How to prove that $|CH| = 2|OM|$?
$G$ is the centroid of the triangle. As the circumcenter, centroid and orthocenter (respectively $O$, $G$, and $H$) of the circle is collinear, we can get two specific triangle $CGH$ and $OMG$.
Showing both the triangle similar to each other by their respective angle, we can get the proportion of their 2 different length. If we consider the point $G$, then we can get $|CG|:|GM| = 2:1$. Thus we can easily prove this.
However, we can reverse the proof showing that $|CH|$ is equal to $2|OM|$ (It is included in our textbook as a corollary or something other). If we go with this process, it will lead to something contradictory.
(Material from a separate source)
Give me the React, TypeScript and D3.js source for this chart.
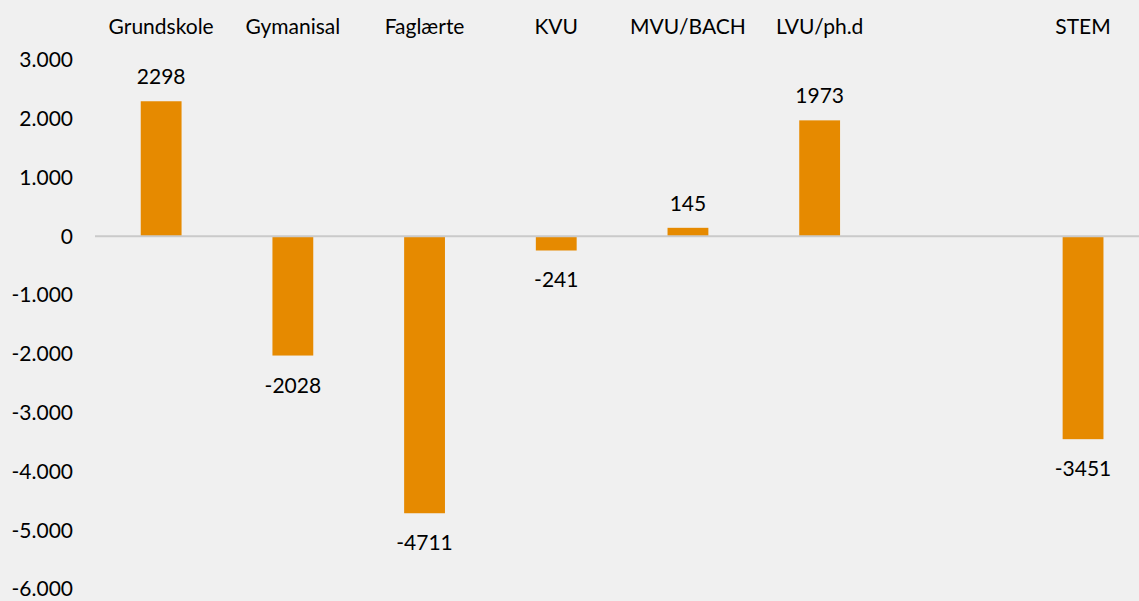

Because of claiming the $G$ as centroid of the triangle, we have already used the above condition which needs to be proved.
So, is there any other method to prove that $|CH|=2|OM|$?
The most ellegant proof (at least in my opinion) is vector based:
Vectors $\vec{CH}$ and $\vec{OM}$ are parallel as well as vectors $\vec{AH}$ and $\vec{ON}$ and therefore:
$$\vec{OM}=\alpha\vec{CH}$$
$$\vec{ON}=\beta\vec{AH}$$
...for some real values of $\alpha,\beta$.
Segment MN connects midpoints of sides $AB$ and $BC$ and therefore:
$$\vec{MN}=\frac12\vec{AC}=\frac12(\vec{AH}+\vec{HC})=\frac12\vec{AH}-\frac12\vec{CH}\tag{1}$$
On the other side it is obvious that:
$$\vec{MN}=\vec{MO}+\vec{ON}=-\vec{OM}+\vec{ON}=-\alpha\vec{CH}+\beta\vec{AH}\tag{2}$$
From (1) and (2) you get that:
$$\frac12\vec{AH}-\frac12\vec{CH}=-\alpha\vec{CH}+\beta\vec{AH}$$
$$(\frac12-\beta)\vec{AH}+(\alpha-\frac12)\vec{CH}=0\tag{3}$$
Vectors $\vec{AH}$ and $\vec{CH}$ are not parallel! If you multiply these vectors with some real factors different from zero, you still get vectors that are not parallel (vectors are just stretched). Sum of two vectors that are not parallel cannot be zero. So (3) can be valid only if both scalars are equal to zero:
$$\frac12 - \beta =0, \ \ \alpha-\frac12=0$$
...which simply means that $\alpha=\beta=\frac12$. Consequentially:
$$\vec{OM}=\frac12\vec{CH}$$
$$OM=\frac12 CH$$